Wednesday, 20 March 2013

Ex Leeds United man Mark Jackson on why Nigel Adkins is the man to replace Neil Warnock as Whites manager

By James Grayson (Twitter: @jamesAgrayson)
Former Leeds United defender Mark Jackson believes Nigel Adkins is the perfect choice to replace Neil Warnock, if the Whites manager steps down at the end of the season.
Jackson, currently assistant manager at Evo Stik Division One North outfit Farsley AFC, played for Scunthorpe United when Adkins was the physio at Glanford Park under Brian Laws.
Adkins, who is believed to be still negotiating his pay-off from Southampton, took over as Scunthorpe manager in 2006 before taking charge at Southampton in 2010.
He led the Saints to back-to-back promotions and into the Premier League and Jackson is convinced that Adkins has the right attributes to lead Leeds.
“I’ve been fortunate enough to work with Nigel for a number of years at Scunthorpe, this was obviously before he went into his managerial post at Scunthorpe and into the public eye,” he said.
“During my time at Scunthorpe when he was the physiotherapist, you could see something in him which has brought him to the managerial table. You saw his philosophy on how he likes his teams to play, his man-management of players and the psychology which is really important.
“He is really positive in everything he does and you see in the interviews he does on Sky Sports that he really is. He’s a forward-thinking manager, a new breed of manager. He is a manager who likes to embrace new ideas and new tactics and not afraid to try something new.
“I think a manager like that is what the game needs now and me being a Leeds supporter, who has been lucky to play for them in the past, I would love to see the days when they were competing in the Premier League back.
“I think a manager of that calibre and a forward-thinking vision would be the man to take them there.”

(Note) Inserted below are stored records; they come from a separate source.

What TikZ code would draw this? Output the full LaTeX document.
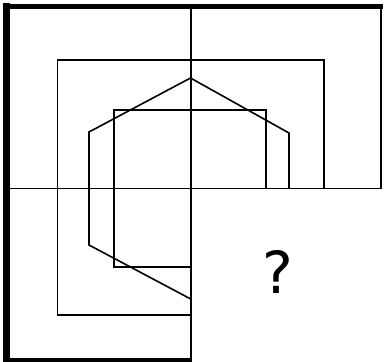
\documentclass[tikz,border=0pt]{standalone}
\usepackage{fontspec}
\newfontfamily\qfont{DejaVu Sans}
\begin{document}
\begin{tikzpicture}[x=1pt,y=-1pt,
  thin line/.style={line width=1.6pt,black,line join=miter},
  frame line/.style={black}]
\useasboundingbox (0,0) rectangle (384,362);
\fill[white] (0,0) rectangle (384,362);
% outer frame
\draw[frame line,line width=6.5pt] (6.5,3.3) -- (6.5,362);
\draw[frame line,line width=5pt] (3.3,6.5) -- (383,6.5);
\draw[frame line,line width=4pt] (3.3,360) -- (192,360);
\draw[frame line,line width=2pt] (381,4) -- (381,188.5);
% cross
\draw[thin line] (190.7,4) -- (190.7,362);
\draw[thin line] (4,188.5) -- (382,188.5);
% big square
\draw[thin line] (324,188.5) -- (324,60) -- (57.5,60) -- (57.5,315) -- (190.7,315);
% small square
\draw[thin line] (266,188.5) -- (266,110) -- (114,110) -- (114,267) -- (190.7,267);
% hexagon
\draw[thin line] (289,188.5) -- (289,133) -- (190.5,78) -- (89,132) -- (89,245) -- (190.7,299);
% question mark
\node[inner sep=0pt,font=\qfont\fontsize{58}{58}\selectfont] (q) at (277.5,272) {?};
\end{tikzpicture}
\end{document}
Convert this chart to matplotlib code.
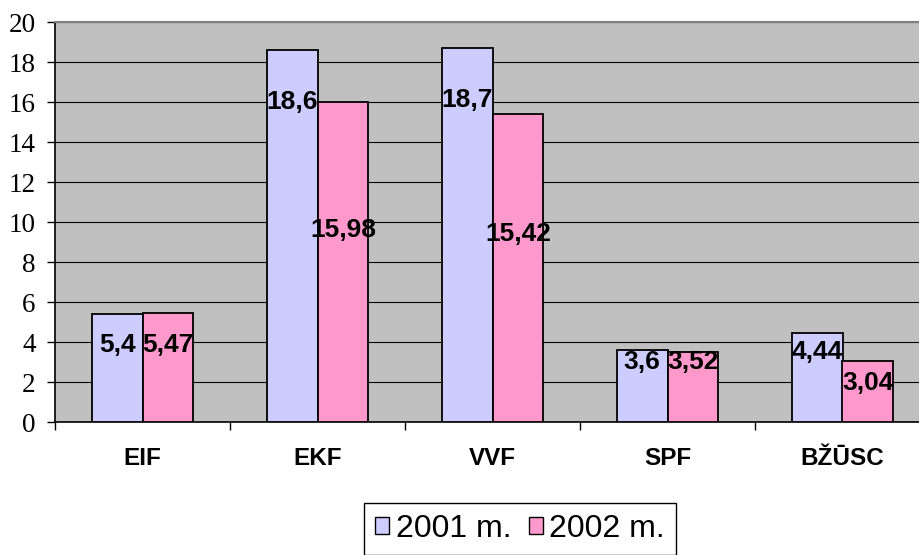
import matplotlib
matplotlib.use("Agg")
import matplotlib.pyplot as plt
from matplotlib.patches import Patch
import numpy as np

categories = ["EIF", "EKF", "VVF", "SPF", "BŽŪSC"]
series_names = ["2001 m.", "2002 m."]
values_2001 = [5.4, 18.6, 18.7, 3.6, 4.44]
values_2002 = [5.47, 15.98, 15.42, 3.52, 3.04]
labels_2001 = ["5,4", "18,6", "18,7", "3,6", "4,44"]
labels_2002 = ["5,47", "15,98", "15,42", "3,52", "3,04"]
# vertical positions of the value labels (data units), as placed in the reference
label_y_2001 = [3.85, 16.0, 16.1, 3.0, 3.5]
label_y_2002 = [3.85, 9.6, 9.4, 3.0, 1.95]
y_ticks = [0, 2, 4, 6, 8, 10, 12, 14, 16, 18, 20]

W, H = 920, 555
fig = plt.figure(figsize=(W / 100, H / 100), dpi=100)
ax = fig.add_axes([55 / W, (H - 422) / H, 875 / W, 400 / H])
ax.set_facecolor("#C0C0C0")

x = np.arange(len(categories))
bw = 0.29
colors = ["#CCCCFF", "#FF99CC"]
ax.bar(x - bw / 2, values_2001, bw, color=colors[0], edgecolor="black", linewidth=1.3, zorder=3)
ax.bar(x + bw / 2, values_2002, bw, color=colors[1], edgecolor="black", linewidth=1.3, zorder=3)

lab_font = dict(family="Liberation Sans", fontweight="bold", fontsize=19)
for xi, ly, t in zip(x - bw / 2, label_y_2001, labels_2001):
    ax.text(xi, ly, t, ha="center", va="center", zorder=5, **lab_font)
for xi, ly, t in zip(x + bw / 2, label_y_2002, labels_2002):
    ax.text(xi, ly, t, ha="center", va="center", zorder=5, **lab_font)

ax.set_xlim(-0.5, len(categories) - 0.5)
ax.set_ylim(0, 20)
ax.set_yticks(y_ticks)
ax.yaxis.grid(True, color="black", linewidth=0.8, zorder=1)
ax.set_axisbelow(True)

ax.set_xticks(np.arange(-0.5, len(categories), 1.0))
ax.set_xticklabels([])
ax.set_xticks(x, minor=True)
ax.set_xticklabels(categories, minor=True, family="Liberation Sans",
                   fontweight="bold", fontsize=17.5)
ax.tick_params(axis="x", which="major", direction="out", length=6, width=1, color="black")
ax.tick_params(axis="x", which="minor", length=0, pad=18)
ax.tick_params(axis="y", direction="out", length=6, width=1, pad=8, labelsize=19.5)
for lab in ax.get_yticklabels():
    lab.set_family("Liberation Serif")

for s in ["left", "bottom"]:
    ax.spines[s].set_color("black")
    ax.spines[s].set_linewidth(1.2)
ax.spines["top"].set_color("#808080")
ax.spines["top"].set_linewidth(1.5)
ax.spines["right"].set_visible(False)

handles = [Patch(facecolor=c, edgecolor="black", linewidth=1) for c in colors]
leg = fig.legend(handles, series_names, loc="upper center",
                 bbox_to_anchor=(520 / W, 1 - 503 / H), ncol=2, frameon=True,
                 fancybox=False, edgecolor="black", framealpha=1,
                 prop=dict(family="Liberation Sans", size=23),
                 handlelength=0.45, handleheight=0.45, handletextpad=0.2,
                 columnspacing=0.55, borderpad=0.35, borderaxespad=0)
leg.get_frame().set_linewidth(1)

fig.savefig("out.png", dpi=100)
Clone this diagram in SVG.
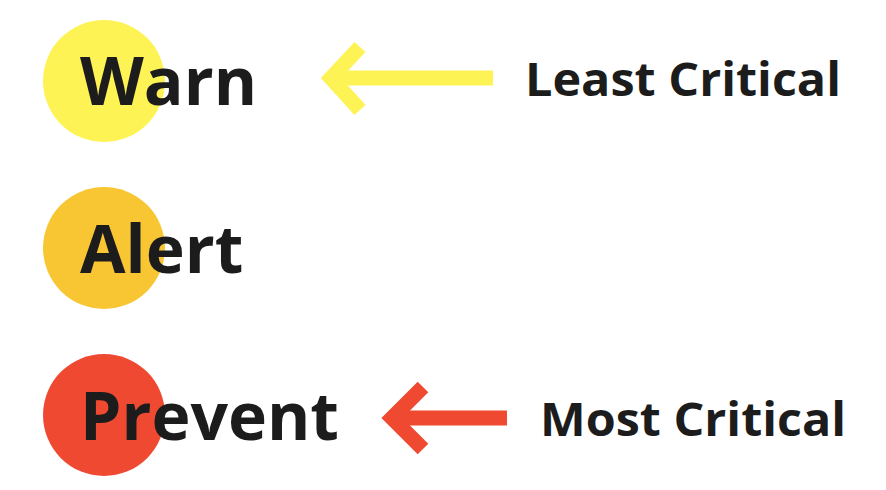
<svg xmlns="http://www.w3.org/2000/svg" width="886" height="490" viewBox="0 0 886 490">
<style>
.t{font-family:"Open Sans",sans-serif;font-weight:bold;fill:#1c1c1c}
.big{font-size:66px}
.lab{font-size:46px}
.a{fill:none;stroke-width:15;stroke-linecap:butt}
</style>
<rect width="886" height="490" fill="#fff"/>
<g id="warn"><circle cx="104" cy="81" r="61" fill="#fef354"/><text class="t big" x="80" y="105">Warn</text></g>
<g id="alert"><circle cx="104" cy="248" r="61" fill="#f9c633"/><text class="t big" x="80" y="273">Alert</text></g>
<g id="prevent"><circle cx="104" cy="415" r="61" fill="#ef4a31"/><text class="t big" x="80" y="440">Prevent</text></g>
<g id="connectors">
<g stroke="#fef354" class="a"><path d="M493 78H332"/><path d="M360 47L331 78L360 110"/></g>
<g stroke="#ef4a31" class="a"><path d="M507 418H392"/><path d="M423 387L392 418L423 449"/></g>
</g>
<g id="labels"><text class="t lab" x="525" y="96" textLength="316" lengthAdjust="spacingAndGlyphs">Least Critical</text><text class="t lab" x="540" y="436" textLength="306" lengthAdjust="spacingAndGlyphs">Most Critical</text></g>
</svg>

As a player, Jackson broke through the ranks at Leeds and played 19 times under George Graham in 1997 before moving onto Scunthorpe, Kidderminster, Rochdale and then Farsley in 2007.
He has moved into coaching himself and he points to the success Adkins enjoyed at Southampton as another key reason to why he would like to see him in the Elland Road hotseat.
“There is a lot of luck in management, you drop lucky at the right time, but the way he conducts himself and the way he gets his teams playing is something I like,” he said.
“He gets all his players to buy into what he is doing.
“They may not be the most talented players in the world, with all due respect to them. But if you get them all playing a way and all believing in themselves then you can achieve things. Southampton’s achievements were obviously getting to the Premier League.
“I follow his career and I like what he does and I think Leeds United needs someone like that now.”
Warnock has confirmed in the last few weeks that he won’t be the United manager next season if the club are still in the Championship for the 2013-14 campaign.
Leeds have slipped away from the play-offs in the last two months and Warnock has openly said that he has discussed his successor with the owner GFH Capital.
Leeds and Warnock had huge hopes for promotion this year and Jackson admitted he had believed that Warnock would lead United to promotion.  
“It has not panned out the way they hoped and I thought when Neil Warnock was taken on, he was the right man for the job,” he said.
“He had a track record of getting teams promoted and I remember speaking to someone over the phone and saying that I didn’t think it was a long-term thing to get Neil Warnock in. I don’t think he (Warnock) saw it that way. But for whatever reason it hasn’t panned out this year.
“People talk about budgets, but I do think Leeds suffer from the respect of teams coming to Elland Road, a fantastic stadium, and upping their game every time. And we probably haven’t got the quality of players that we need to get us out of the Championship just yet.
“We still have a chance of the play-offs, but it is slipping away so now might be the time to start thinking about the future.”